▸ Information shown:
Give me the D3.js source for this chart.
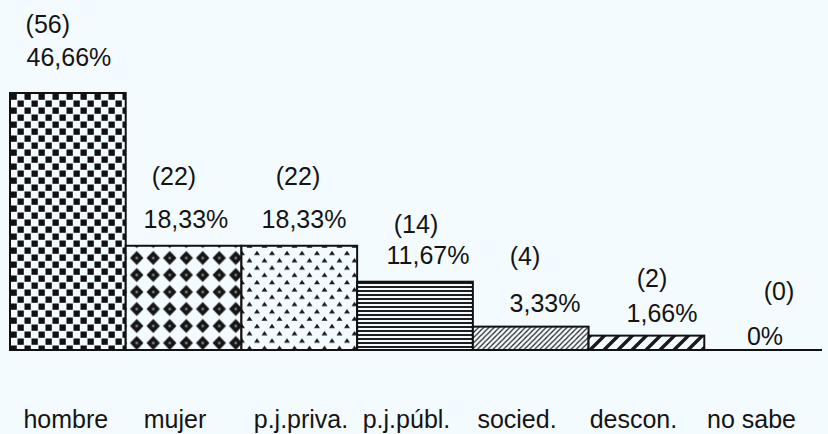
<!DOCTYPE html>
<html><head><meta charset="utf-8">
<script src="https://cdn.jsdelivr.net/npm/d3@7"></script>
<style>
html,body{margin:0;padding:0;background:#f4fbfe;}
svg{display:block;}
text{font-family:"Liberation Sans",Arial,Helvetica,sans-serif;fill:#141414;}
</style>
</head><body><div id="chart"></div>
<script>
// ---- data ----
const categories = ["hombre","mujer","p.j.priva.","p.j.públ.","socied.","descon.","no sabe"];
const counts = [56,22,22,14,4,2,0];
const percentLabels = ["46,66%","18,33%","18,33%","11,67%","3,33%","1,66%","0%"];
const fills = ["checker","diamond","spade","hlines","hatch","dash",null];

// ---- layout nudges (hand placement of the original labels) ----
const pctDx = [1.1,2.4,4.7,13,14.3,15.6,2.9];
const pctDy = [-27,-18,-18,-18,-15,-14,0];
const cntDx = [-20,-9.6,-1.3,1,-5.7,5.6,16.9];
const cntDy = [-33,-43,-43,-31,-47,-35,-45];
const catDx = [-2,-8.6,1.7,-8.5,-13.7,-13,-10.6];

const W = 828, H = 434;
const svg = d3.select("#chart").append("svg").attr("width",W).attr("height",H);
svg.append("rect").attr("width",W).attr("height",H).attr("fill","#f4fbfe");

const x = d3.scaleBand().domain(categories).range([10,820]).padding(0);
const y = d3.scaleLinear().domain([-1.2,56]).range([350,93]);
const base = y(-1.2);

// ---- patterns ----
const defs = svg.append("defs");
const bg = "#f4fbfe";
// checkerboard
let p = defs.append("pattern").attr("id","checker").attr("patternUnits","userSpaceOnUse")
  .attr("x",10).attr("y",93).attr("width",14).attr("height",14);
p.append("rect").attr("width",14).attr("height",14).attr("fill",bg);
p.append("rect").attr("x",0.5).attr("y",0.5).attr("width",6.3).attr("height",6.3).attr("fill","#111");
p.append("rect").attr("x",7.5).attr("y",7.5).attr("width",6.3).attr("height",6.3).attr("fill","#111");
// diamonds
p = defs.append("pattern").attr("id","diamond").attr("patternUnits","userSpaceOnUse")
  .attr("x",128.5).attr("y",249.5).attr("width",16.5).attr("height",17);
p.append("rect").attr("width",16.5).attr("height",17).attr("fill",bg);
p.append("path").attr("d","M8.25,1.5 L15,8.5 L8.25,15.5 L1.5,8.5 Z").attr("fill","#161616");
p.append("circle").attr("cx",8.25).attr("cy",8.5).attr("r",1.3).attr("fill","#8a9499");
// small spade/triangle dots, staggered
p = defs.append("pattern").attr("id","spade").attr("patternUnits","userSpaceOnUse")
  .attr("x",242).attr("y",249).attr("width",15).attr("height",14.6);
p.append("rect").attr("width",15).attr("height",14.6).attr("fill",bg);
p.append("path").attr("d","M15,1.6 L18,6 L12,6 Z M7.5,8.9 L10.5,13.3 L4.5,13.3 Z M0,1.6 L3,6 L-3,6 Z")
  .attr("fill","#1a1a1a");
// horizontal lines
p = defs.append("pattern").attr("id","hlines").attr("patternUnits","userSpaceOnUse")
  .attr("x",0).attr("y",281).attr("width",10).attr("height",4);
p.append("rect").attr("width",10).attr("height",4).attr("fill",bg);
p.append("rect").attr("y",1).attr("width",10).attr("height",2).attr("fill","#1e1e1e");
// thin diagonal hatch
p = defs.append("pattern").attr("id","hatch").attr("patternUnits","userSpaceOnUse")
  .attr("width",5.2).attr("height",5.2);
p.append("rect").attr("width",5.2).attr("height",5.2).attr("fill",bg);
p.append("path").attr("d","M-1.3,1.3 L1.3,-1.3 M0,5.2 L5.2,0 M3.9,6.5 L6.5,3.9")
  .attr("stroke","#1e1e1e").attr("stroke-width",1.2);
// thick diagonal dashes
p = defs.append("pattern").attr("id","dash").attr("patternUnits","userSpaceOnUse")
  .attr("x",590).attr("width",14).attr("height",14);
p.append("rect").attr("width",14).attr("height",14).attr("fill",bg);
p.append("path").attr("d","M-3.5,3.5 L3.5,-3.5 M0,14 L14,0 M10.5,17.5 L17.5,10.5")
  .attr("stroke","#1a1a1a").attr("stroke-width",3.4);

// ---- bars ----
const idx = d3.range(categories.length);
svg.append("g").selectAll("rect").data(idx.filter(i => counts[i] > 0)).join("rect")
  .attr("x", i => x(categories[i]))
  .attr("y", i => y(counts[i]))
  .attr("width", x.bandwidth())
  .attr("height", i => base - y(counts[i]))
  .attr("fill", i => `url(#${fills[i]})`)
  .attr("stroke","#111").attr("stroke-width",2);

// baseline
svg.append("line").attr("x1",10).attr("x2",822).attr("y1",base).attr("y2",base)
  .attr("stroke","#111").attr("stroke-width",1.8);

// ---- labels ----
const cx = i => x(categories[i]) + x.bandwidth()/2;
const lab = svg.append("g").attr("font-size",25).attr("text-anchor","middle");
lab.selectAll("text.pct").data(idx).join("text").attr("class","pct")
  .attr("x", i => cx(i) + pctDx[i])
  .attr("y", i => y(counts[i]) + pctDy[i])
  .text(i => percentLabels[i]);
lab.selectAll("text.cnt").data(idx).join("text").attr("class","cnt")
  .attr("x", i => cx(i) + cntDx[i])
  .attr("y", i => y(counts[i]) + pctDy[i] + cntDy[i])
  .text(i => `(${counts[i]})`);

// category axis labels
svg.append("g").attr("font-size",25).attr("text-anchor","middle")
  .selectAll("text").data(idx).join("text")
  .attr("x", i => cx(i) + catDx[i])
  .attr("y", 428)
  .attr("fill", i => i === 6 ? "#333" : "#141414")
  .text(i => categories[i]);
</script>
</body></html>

▸ Goal of the exercise: Check every line of the data, and copy the ones that contain "chart".

▸ Response to the exercise:
Give me the D3.js source for this chart.
</head><body><div id="chart"></div>
const svg = d3.select("#chart").append("svg").attr("width",W).attr("height",H);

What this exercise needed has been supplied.